For context on getting started with ingestion, check out our metadata ingestion guide.

Setup

To install this plugin, run pip install 'acryl-datahub[datahub-kafka]'.

Capabilities

Pushes metadata to DataHub by publishing messages to Kafka. The advantage of the Kafka-based interface is that it's asynchronous and can handle higher throughput.

Quickstart recipe

Check out the following recipe to get started with ingestion! See below for full configuration options.

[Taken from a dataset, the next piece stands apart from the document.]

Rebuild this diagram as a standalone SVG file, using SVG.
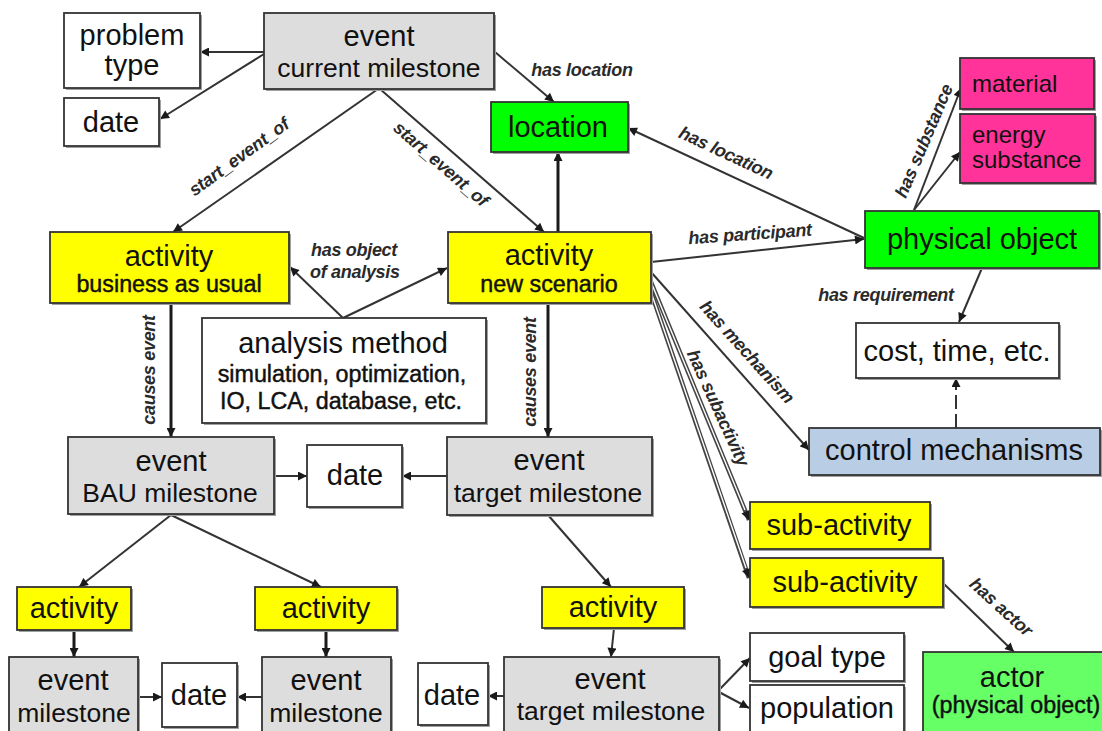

For general pointers on writing and running a recipe, see our main recipe guide.

source:
  # source configs

sink:
  type: "datahub-kafka"
  config:
    connection:
      bootstrap: "localhost:9092"
      schema_registry_url: "http://localhost:8081"

Config details

Note that a . is used to denote nested fields in the YAML recipe.

Field Required Default Description
connection.bootstrap Kafka bootstrap URL.
connection.producer_config.<option> Passed to https://docs.confluent.io/platform/current/clients/confluent-kafka-python/html/index.html#confluent_kafka.SerializingProducer
connection.schema_registry_url URL of schema registry being used.
connection.schema_registry_config.<option> Passed to https://docs.confluent.io/platform/current/clients/confluent-kafka-python/html/index.html#confluent_kafka.schema_registry.SchemaRegistryClient
topic_routes.MetadataChangeEvent MetadataChangeEvent Overridden Kafka topic name for the MetadataChangeEvent
topic_routes.MetadataChangeProposal MetadataChangeProposal Overridden Kafka topic name for the MetadataChangeProposal

The options in the producer config and schema registry config are passed to the Kafka SerializingProducer and SchemaRegistryClient respectively.

For a full example with a number of security options, see this example recipe.

DataHub Lite (experimental)

A sink that provides integration with DataHub Lite for local metadata exploration and serving.

Setup

To install this plugin, run pip install 'acryl-datahub[datahub-lite]'.

Capabilities

Pushes metadata to a local DataHub Lite instance.

Quickstart recipe

Check out the following recipe to get started with ingestion! See below for full configuration options.

For general pointers on writing and running a recipe, see our main recipe guide.

source:
  # source configs
sink:
  type: "datahub-lite"

By default, datahub-lite uses a DuckDB database and will write to a database file located under ~/.datahub/lite/.

To configure the location, you can specify it directly in the config:

source:
  # source configs
sink:
  type: "datahub-lite"
  config:
    type: "duckdb"
    config:
      file: "<path_to_duckdb_file>"

:::note

DataHub Lite currently doesn't support stateful ingestion, so you'll have to turn off stateful ingestion in your recipe to use it. This will be fixed shortly.

:::

Config details

Note that a . is used to denote nested fields in the YAML recipe.

Field Required Default Description
type duckdb Type of DataHub Lite implementation to use
config {"file": "~/.datahub/lite/datahub.duckdb"} Config dictionary to pass through to the DataHub Lite implementation. See below for fields accepted by the DuckDB implementation

DuckDB Config Details

Field Required Default Description
file "~/.datahub/lite/datahub.duckdb" File to use for DuckDB storage
options {} Options dictionary to pass through to DuckDB library. See the official spec for the options supported by DuckDB.